+++ Given information
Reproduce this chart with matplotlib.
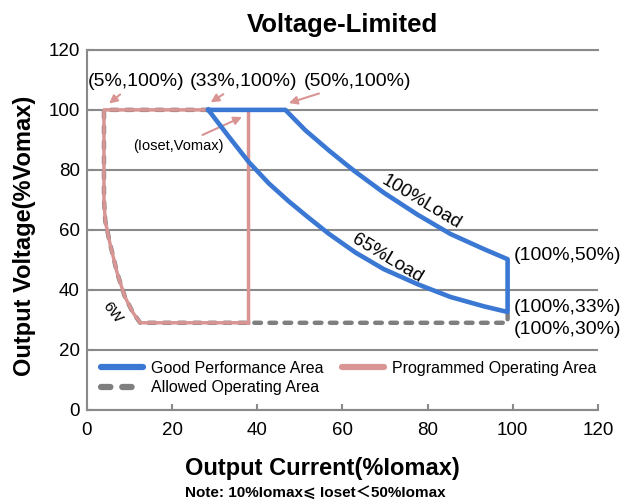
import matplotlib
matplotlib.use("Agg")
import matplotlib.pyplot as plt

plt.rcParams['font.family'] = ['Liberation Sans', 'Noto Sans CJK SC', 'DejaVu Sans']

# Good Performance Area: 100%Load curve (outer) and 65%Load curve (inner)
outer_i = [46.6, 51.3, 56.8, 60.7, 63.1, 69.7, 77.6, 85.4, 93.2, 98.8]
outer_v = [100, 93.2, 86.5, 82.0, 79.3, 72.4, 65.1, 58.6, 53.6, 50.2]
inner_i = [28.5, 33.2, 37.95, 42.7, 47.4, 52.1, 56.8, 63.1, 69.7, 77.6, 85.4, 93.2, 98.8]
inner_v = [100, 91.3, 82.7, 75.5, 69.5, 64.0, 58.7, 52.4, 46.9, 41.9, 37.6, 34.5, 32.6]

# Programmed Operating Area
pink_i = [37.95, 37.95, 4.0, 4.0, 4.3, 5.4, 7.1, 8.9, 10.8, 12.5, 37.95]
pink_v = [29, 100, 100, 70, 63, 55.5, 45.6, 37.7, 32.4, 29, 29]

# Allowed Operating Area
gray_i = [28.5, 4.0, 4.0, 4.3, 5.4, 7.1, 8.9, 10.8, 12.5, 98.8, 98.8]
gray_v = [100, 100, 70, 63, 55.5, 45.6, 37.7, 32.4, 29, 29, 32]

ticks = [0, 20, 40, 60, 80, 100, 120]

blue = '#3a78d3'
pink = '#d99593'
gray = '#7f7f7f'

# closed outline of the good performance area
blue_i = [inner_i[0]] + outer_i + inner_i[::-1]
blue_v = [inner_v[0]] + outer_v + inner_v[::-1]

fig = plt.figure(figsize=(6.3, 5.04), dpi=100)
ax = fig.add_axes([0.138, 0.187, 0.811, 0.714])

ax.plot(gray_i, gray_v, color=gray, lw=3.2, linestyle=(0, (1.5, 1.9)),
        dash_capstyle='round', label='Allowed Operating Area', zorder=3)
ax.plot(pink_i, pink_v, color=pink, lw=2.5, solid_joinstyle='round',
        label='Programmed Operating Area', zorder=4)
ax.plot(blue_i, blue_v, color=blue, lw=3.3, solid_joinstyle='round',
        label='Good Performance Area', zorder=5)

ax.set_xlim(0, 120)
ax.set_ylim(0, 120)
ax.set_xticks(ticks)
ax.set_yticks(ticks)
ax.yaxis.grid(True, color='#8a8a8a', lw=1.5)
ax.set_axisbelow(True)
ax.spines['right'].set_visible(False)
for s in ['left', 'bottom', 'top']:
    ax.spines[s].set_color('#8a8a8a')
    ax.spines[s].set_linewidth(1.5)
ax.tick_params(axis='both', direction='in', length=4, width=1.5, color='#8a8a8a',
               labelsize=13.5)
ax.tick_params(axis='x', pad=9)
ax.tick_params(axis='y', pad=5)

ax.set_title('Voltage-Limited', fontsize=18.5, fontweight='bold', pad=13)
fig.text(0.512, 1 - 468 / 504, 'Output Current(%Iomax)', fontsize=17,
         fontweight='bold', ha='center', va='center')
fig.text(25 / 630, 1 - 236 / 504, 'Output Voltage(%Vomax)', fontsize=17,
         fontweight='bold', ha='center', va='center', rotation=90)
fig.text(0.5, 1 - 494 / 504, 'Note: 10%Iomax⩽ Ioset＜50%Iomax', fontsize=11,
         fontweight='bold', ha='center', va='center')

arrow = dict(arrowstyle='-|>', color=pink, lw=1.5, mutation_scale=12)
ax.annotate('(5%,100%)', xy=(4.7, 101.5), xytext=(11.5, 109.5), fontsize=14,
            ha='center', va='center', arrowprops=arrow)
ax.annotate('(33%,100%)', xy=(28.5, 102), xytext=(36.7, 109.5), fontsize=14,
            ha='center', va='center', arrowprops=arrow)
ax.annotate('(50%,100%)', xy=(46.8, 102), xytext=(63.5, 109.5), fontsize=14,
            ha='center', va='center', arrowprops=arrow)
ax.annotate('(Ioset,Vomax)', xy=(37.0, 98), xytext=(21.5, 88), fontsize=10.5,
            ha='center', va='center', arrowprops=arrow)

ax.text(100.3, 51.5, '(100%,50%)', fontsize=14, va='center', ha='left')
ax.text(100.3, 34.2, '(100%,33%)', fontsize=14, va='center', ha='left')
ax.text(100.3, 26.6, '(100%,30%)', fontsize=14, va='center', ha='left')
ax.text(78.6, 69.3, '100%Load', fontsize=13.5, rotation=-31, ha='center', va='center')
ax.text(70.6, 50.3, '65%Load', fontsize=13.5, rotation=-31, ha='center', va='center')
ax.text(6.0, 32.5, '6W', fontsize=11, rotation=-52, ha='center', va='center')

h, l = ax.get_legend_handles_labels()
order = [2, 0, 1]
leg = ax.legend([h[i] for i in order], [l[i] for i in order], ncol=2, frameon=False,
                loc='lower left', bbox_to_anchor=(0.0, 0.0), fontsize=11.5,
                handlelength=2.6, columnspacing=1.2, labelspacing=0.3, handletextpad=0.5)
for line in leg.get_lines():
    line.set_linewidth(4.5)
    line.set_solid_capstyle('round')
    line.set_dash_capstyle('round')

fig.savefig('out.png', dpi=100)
++++++
What is expected:
Copy out all of the data word for word. Do not carry over any picture.

The answer:
Reproduce this chart with matplotlib.
import matplotlib
matplotlib.use("Agg")
import matplotlib.pyplot as plt

plt.rcParams['font.family'] = ['Liberation Sans', 'Noto Sans CJK SC', 'DejaVu Sans']

# Good Performance Area: 100%Load curve (outer) and 65%Load curve (inner)
outer_i = [46.6, 51.3, 56.8, 60.7, 63.1, 69.7, 77.6, 85.4, 93.2, 98.8]
outer_v = [100, 93.2, 86.5, 82.0, 79.3, 72.4, 65.1, 58.6, 53.6, 50.2]
inner_i = [28.5, 33.2, 37.95, 42.7, 47.4, 52.1, 56.8, 63.1, 69.7, 77.6, 85.4, 93.2, 98.8]
inner_v = [100, 91.3, 82.7, 75.5, 69.5, 64.0, 58.7, 52.4, 46.9, 41.9, 37.6, 34.5, 32.6]

# Programmed Operating Area
pink_i = [37.95, 37.95, 4.0, 4.0, 4.3, 5.4, 7.1, 8.9, 10.8, 12.5, 37.95]
pink_v = [29, 100, 100, 70, 63, 55.5, 45.6, 37.7, 32.4, 29, 29]

# Allowed Operating Area
gray_i = [28.5, 4.0, 4.0, 4.3, 5.4, 7.1, 8.9, 10.8, 12.5, 98.8, 98.8]
gray_v = [100, 100, 70, 63, 55.5, 45.6, 37.7, 32.4, 29, 29, 32]

ticks = [0, 20, 40, 60, 80, 100, 120]

blue = '#3a78d3'
pink = '#d99593'
gray = '#7f7f7f'

# closed outline of the good performance area
blue_i = [inner_i[0]] + outer_i + inner_i[::-1]
blue_v = [inner_v[0]] + outer_v + inner_v[::-1]

fig = plt.figure(figsize=(6.3, 5.04), dpi=100)
ax = fig.add_axes([0.138, 0.187, 0.811, 0.714])

ax.plot(gray_i, gray_v, color=gray, lw=3.2, linestyle=(0, (1.5, 1.9)),
        dash_capstyle='round', label='Allowed Operating Area', zorder=3)
ax.plot(pink_i, pink_v, color=pink, lw=2.5, solid_joinstyle='round',
        label='Programmed Operating Area', zorder=4)
ax.plot(blue_i, blue_v, color=blue, lw=3.3, solid_joinstyle='round',
        label='Good Performance Area', zorder=5)

ax.set_xlim(0, 120)
ax.set_ylim(0, 120)
ax.set_xticks(ticks)
ax.set_yticks(ticks)
ax.yaxis.grid(True, color='#8a8a8a', lw=1.5)
ax.set_axisbelow(True)
ax.spines['right'].set_visible(False)
for s in ['left', 'bottom', 'top']:
    ax.spines[s].set_color('#8a8a8a')
    ax.spines[s].set_linewidth(1.5)
ax.tick_params(axis='both', direction='in', length=4, width=1.5, color='#8a8a8a',
               labelsize=13.5)
ax.tick_params(axis='x', pad=9)
ax.tick_params(axis='y', pad=5)

ax.set_title('Voltage-Limited', fontsize=18.5, fontweight='bold', pad=13)
fig.text(0.512, 1 - 468 / 504, 'Output Current(%Iomax)', fontsize=17,
         fontweight='bold', ha='center', va='center')
fig.text(25 / 630, 1 - 236 / 504, 'Output Voltage(%Vomax)', fontsize=17,
         fontweight='bold', ha='center', va='center', rotation=90)
fig.text(0.5, 1 - 494 / 504, 'Note: 10%Iomax⩽ Ioset＜50%Iomax', fontsize=11,
         fontweight='bold', ha='center', va='center')

arrow = dict(arrowstyle='-|>', color=pink, lw=1.5, mutation_scale=12)
ax.annotate('(5%,100%)', xy=(4.7, 101.5), xytext=(11.5, 109.5), fontsize=14,
            ha='center', va='center', arrowprops=arrow)
ax.annotate('(33%,100%)', xy=(28.5, 102), xytext=(36.7, 109.5), fontsize=14,
            ha='center', va='center', arrowprops=arrow)
ax.annotate('(50%,100%)', xy=(46.8, 102), xytext=(63.5, 109.5), fontsize=14,
            ha='center', va='center', arrowprops=arrow)
ax.annotate('(Ioset,Vomax)', xy=(37.0, 98), xytext=(21.5, 88), fontsize=10.5,
            ha='center', va='center', arrowprops=arrow)

ax.text(100.3, 51.5, '(100%,50%)', fontsize=14, va='center', ha='left')
ax.text(100.3, 34.2, '(100%,33%)', fontsize=14, va='center', ha='left')
ax.text(100.3, 26.6, '(100%,30%)', fontsize=14, va='center', ha='left')
ax.text(78.6, 69.3, '100%Load', fontsize=13.5, rotation=-31, ha='center', va='center')
ax.text(70.6, 50.3, '65%Load', fontsize=13.5, rotation=-31, ha='center', va='center')
ax.text(6.0, 32.5, '6W', fontsize=11, rotation=-52, ha='center', va='center')

h, l = ax.get_legend_handles_labels()
order = [2, 0, 1]
leg = ax.legend([h[i] for i in order], [l[i] for i in order], ncol=2, frameon=False,
                loc='lower left', bbox_to_anchor=(0.0, 0.0), fontsize=11.5,
                handlelength=2.6, columnspacing=1.2, labelspacing=0.3, handletextpad=0.5)
for line in leg.get_lines():
    line.set_linewidth(4.5)
    line.set_solid_capstyle('round')
    line.set_dash_capstyle('round')

fig.savefig('out.png', dpi=100)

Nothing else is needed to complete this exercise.